### Problem description
Reproduce the entries from their first line up to and including the line with "97.3, 98.0, 99.0, 100.2, 101.0]". Leave out everything after it.

### Records with drawing code
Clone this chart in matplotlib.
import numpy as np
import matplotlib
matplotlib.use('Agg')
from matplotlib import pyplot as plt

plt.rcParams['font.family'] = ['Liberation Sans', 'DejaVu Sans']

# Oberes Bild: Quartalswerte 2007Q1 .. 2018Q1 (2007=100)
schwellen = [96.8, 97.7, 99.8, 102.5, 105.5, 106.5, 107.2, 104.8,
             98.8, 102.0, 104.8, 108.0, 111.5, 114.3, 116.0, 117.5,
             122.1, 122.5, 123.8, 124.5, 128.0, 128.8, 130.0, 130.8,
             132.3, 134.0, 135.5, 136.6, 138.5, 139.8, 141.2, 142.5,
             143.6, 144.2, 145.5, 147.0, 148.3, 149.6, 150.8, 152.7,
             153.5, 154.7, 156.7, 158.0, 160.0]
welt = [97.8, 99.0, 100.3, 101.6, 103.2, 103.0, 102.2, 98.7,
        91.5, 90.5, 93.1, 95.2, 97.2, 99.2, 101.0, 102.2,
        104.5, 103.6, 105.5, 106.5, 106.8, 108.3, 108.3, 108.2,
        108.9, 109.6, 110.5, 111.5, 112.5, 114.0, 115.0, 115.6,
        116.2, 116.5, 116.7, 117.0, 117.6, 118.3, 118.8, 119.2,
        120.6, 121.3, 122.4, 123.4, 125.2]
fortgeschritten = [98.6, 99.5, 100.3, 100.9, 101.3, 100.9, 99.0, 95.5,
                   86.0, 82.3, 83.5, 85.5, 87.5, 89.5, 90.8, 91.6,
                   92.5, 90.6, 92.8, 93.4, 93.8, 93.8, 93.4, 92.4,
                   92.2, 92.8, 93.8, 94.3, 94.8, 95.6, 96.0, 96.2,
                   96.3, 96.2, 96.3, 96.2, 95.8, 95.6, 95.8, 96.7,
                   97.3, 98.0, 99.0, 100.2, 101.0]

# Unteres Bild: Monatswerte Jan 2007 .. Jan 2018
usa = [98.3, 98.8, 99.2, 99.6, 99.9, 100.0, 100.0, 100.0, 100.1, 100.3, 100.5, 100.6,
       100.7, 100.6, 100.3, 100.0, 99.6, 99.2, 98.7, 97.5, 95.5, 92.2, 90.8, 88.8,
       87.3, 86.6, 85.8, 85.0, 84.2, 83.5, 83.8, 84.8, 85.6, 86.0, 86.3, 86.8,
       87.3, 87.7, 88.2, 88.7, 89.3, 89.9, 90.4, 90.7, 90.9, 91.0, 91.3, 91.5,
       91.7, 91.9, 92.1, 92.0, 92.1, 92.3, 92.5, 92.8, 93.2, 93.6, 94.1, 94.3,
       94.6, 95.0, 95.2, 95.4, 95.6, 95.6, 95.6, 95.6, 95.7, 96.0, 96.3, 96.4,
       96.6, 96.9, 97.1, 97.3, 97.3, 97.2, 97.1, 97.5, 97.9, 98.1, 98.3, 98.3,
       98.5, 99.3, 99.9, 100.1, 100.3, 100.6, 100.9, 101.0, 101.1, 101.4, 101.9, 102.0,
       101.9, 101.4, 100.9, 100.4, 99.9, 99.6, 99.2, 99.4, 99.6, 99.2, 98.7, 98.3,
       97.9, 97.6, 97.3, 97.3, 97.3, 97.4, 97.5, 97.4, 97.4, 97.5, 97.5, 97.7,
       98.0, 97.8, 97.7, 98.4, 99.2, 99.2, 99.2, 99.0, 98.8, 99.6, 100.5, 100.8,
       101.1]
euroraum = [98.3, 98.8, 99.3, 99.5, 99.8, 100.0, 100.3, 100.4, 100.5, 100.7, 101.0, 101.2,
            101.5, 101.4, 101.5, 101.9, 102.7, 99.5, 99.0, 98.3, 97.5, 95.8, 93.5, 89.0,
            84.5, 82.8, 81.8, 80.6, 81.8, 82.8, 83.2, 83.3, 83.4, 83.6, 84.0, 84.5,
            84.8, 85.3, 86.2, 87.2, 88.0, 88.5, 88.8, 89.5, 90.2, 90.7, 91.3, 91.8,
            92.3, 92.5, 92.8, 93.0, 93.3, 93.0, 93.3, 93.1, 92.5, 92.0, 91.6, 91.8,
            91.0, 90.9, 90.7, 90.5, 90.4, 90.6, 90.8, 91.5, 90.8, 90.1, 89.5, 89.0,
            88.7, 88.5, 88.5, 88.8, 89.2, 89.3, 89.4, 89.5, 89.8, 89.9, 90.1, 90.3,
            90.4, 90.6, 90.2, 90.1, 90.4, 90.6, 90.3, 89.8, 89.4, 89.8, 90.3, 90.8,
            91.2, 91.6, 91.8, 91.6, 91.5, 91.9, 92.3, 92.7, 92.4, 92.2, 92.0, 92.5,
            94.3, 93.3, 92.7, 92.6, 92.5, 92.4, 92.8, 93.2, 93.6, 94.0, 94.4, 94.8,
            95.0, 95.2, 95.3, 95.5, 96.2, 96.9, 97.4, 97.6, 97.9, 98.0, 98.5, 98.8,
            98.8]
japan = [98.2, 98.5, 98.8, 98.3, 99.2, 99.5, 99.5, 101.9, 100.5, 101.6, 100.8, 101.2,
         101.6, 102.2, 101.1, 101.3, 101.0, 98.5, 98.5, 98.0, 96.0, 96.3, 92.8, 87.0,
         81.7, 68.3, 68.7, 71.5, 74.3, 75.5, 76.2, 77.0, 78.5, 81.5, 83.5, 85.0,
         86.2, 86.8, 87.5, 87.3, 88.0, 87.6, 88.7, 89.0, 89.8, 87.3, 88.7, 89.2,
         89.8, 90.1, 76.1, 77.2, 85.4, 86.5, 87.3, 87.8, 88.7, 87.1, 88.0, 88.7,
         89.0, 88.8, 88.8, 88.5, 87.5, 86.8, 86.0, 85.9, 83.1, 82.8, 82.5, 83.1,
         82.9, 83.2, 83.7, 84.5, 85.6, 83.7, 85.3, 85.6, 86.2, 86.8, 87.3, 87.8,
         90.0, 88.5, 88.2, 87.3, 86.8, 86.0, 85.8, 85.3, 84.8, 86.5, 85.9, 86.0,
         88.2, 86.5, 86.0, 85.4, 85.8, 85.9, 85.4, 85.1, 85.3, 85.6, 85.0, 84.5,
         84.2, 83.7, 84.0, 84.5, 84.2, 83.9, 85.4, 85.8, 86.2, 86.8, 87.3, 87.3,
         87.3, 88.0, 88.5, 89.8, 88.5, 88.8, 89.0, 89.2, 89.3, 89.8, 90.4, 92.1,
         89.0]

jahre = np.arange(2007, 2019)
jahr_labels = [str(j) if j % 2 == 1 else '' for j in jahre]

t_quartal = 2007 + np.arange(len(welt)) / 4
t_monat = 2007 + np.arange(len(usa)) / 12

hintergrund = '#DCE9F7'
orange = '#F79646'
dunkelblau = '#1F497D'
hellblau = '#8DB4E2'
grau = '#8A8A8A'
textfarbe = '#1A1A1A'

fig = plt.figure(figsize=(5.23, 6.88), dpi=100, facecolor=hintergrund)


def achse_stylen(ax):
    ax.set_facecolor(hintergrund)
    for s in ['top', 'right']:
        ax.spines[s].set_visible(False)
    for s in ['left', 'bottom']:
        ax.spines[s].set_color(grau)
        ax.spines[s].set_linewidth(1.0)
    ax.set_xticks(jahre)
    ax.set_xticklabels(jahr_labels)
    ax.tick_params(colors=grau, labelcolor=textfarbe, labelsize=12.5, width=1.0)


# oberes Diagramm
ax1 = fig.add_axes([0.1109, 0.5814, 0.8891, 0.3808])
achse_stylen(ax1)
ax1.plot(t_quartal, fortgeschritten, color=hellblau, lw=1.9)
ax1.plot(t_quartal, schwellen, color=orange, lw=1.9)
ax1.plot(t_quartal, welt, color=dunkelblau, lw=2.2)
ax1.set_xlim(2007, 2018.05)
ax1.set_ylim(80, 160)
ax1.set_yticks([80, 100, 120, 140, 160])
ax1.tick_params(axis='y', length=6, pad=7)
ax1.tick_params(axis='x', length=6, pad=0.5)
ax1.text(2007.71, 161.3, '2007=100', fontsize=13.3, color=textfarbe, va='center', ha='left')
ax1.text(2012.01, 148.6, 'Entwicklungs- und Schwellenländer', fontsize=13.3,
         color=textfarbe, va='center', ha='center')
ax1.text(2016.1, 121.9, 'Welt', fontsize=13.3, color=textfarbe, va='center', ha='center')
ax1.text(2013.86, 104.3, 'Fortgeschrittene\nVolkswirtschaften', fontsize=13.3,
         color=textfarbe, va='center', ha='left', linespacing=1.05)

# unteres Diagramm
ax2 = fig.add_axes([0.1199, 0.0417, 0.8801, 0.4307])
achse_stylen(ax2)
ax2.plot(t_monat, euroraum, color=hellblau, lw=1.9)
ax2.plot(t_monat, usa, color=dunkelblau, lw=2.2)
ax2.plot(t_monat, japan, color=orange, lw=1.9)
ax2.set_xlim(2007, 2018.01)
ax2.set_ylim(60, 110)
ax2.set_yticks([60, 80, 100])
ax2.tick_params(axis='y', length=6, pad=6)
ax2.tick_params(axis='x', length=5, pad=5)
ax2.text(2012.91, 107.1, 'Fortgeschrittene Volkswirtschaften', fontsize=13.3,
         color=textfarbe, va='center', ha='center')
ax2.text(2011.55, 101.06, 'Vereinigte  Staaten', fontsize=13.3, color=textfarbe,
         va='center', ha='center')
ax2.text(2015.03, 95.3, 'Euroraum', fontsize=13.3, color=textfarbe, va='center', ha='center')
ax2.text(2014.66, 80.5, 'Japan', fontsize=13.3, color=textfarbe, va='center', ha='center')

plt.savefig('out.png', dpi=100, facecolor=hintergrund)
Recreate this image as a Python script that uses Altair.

### Task output
Clone this chart in matplotlib.
import numpy as np
import matplotlib
matplotlib.use('Agg')
from matplotlib import pyplot as plt

plt.rcParams['font.family'] = ['Liberation Sans', 'DejaVu Sans']

# Oberes Bild: Quartalswerte 2007Q1 .. 2018Q1 (2007=100)
schwellen = [96.8, 97.7, 99.8, 102.5, 105.5, 106.5, 107.2, 104.8,
             98.8, 102.0, 104.8, 108.0, 111.5, 114.3, 116.0, 117.5,
             122.1, 122.5, 123.8, 124.5, 128.0, 128.8, 130.0, 130.8,
             132.3, 134.0, 135.5, 136.6, 138.5, 139.8, 141.2, 142.5,
             143.6, 144.2, 145.5, 147.0, 148.3, 149.6, 150.8, 152.7,
             153.5, 154.7, 156.7, 158.0, 160.0]
welt = [97.8, 99.0, 100.3, 101.6, 103.2, 103.0, 102.2, 98.7,
        91.5, 90.5, 93.1, 95.2, 97.2, 99.2, 101.0, 102.2,
        104.5, 103.6, 105.5, 106.5, 106.8, 108.3, 108.3, 108.2,
        108.9, 109.6, 110.5, 111.5, 112.5, 114.0, 115.0, 115.6,
        116.2, 116.5, 116.7, 117.0, 117.6, 118.3, 118.8, 119.2,
        120.6, 121.3, 122.4, 123.4, 125.2]
fortgeschritten = [98.6, 99.5, 100.3, 100.9, 101.3, 100.9, 99.0, 95.5,
                   86.0, 82.3, 83.5, 85.5, 87.5, 89.5, 90.8, 91.6,
                   92.5, 90.6, 92.8, 93.4, 93.8, 93.8, 93.4, 92.4,
                   92.2, 92.8, 93.8, 94.3, 94.8, 95.6, 96.0, 96.2,
                   96.3, 96.2, 96.3, 96.2, 95.8, 95.6, 95.8, 96.7,
                   97.3, 98.0, 99.0, 100.2, 101.0]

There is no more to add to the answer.